I Know Less Now: Lessons from Lorne Sanny on Prayer

By Jess Dager

During my first year on staff (1996!) with The Navigator’s Eagle Lake Camp, we did a Bible study as a staff team on prayer. We spent months studying the scriptures together on the topic and as a type of capstone event, we invited Lorne Sanny to come and speak to our group.

I had already had the privilege of hearing Mr. Sanny speak a few times at Eagle Lake chapel services and knew he had been the President of The Navigators after Dawson Trotman died. I’d heard story after story of his long legacy of faith and leadership from the director of Eagle Lake who had been discipled for decades by Mr. Sanny. 

I was looking forward to a time of sitting at the feet of someone who had walked with God for many, many years. I was 23 years old and so excited about prayer. I was hoping my newly minted convictions on prayer would be affirmed. I can remember hoping he would approve of how earnestly we’d all studied the topic and maybe even praise us for our prayerfulness!

I will absolutely never forget the night he came. I remember walking downstairs to the basement where our study met and trying to figure out how to sit as close to him as possible. I remember writing his name at the top of my journal page and straining forward to listen to him speak.

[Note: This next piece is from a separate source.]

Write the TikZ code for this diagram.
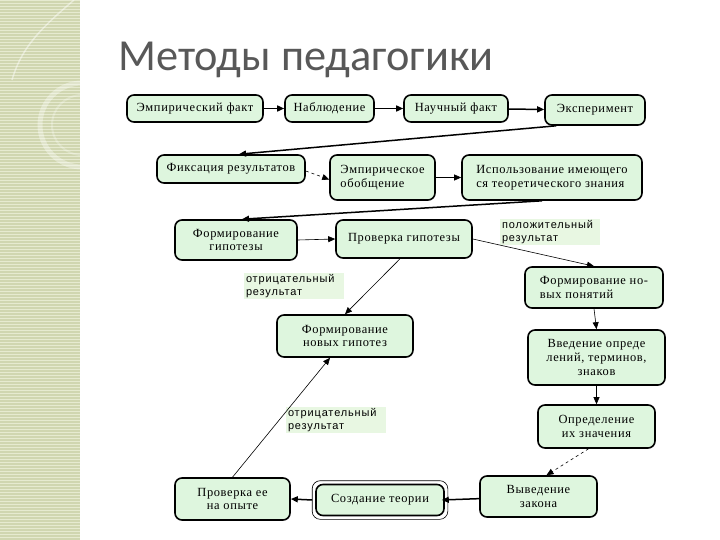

He seemed a little reluctant to begin. He asked us a few questions about what we’d learned. There was a long pause. And then he said, “I know less about prayer today than I did when I was your age. I have prayed for over 60 years for several of my family members to come to faith and God has not answered those prayers, and I do not know why. Several times I’ve prayed for lesser things and God has provided above and beyond and immediately. All I know now, after all these years, is that prayer is communication, it’s talking to God. I don’t know how it works. I do know that God has asked me to do it, and I’ve always benefited when I’ve obeyed God. I have been changed by prayer, I am known by God and know God through prayer, but I don’t know how that happens.”

You could have heard a pin drop. I felt like crying. I was shocked. I think I stopped listening for a while. I had expected mechanics, directions, tips, assurances, help. I hadn’t expected to hear longing and humility.

I had expected to fill pages and pages with acronyms, illustrations, and guides. I left with this quote, which I wrote down before I drove away that night.

I didn’t get my list of do’s and don’ts, but I got a taste of what I could expect from a lifetime of relationship with God. He demonstrated to me a process that had unwound his own expectations and notions about prayer and replaced them with a deep reverence for God and submissiveness to Him. 

That night has deeply impacted the way I model prayer to my kids and to students in my ministry. There are certainly ways to introduce and teach on the topic of prayer. My prayer toolbox is overflowing with things I’ve tried over the years - praying the Psalms, A.C.T.S., etc. 

But I return so often to the notion that prayer is just talking to God, that there is mystery in how it works, that fancy terms don’t matter, that quality methods don’t necessarily get results, that we don’t get “better” at prayer, because every earnest prayer is warmly welcomed by God.

This perspective keeps students from viewing me as some kind of middle-man between them and God. When students are new to prayer, they can tend to want to pray like I do, or believe that I know how to pray and they don’t, or believe, falsely, that my prayers are more effective than theirs. The more often I can remind them that prayer is just talking to God, the more students feel invited to relate with God personally and from the heart.

As we engage with students in prayer, let’s pass on our most helpful tools AND the humility and wonder that Mr. Sanny demonstrated that evening. 

I am so grateful for his example. If I’d walked away with another tool, I would have used that prayer tool and that prayer tool only for the rest of my life and insisted everyone do the same. Instead, I was convicted that every tool is just a means of working on a relationship, a relationship that I can’t control, manipulate, or manufacture with prayer. It’s a relationship I participate in through prayer.

Jess Dager and her husband Ben have been on collegiate staff for 13 years and currently serve at the University of Illinois. They have kiddos ages 15, 14, and 12. Jess enjoys reading, singing, and laughter. Her favorite part of working with students is watching God at work in their lives.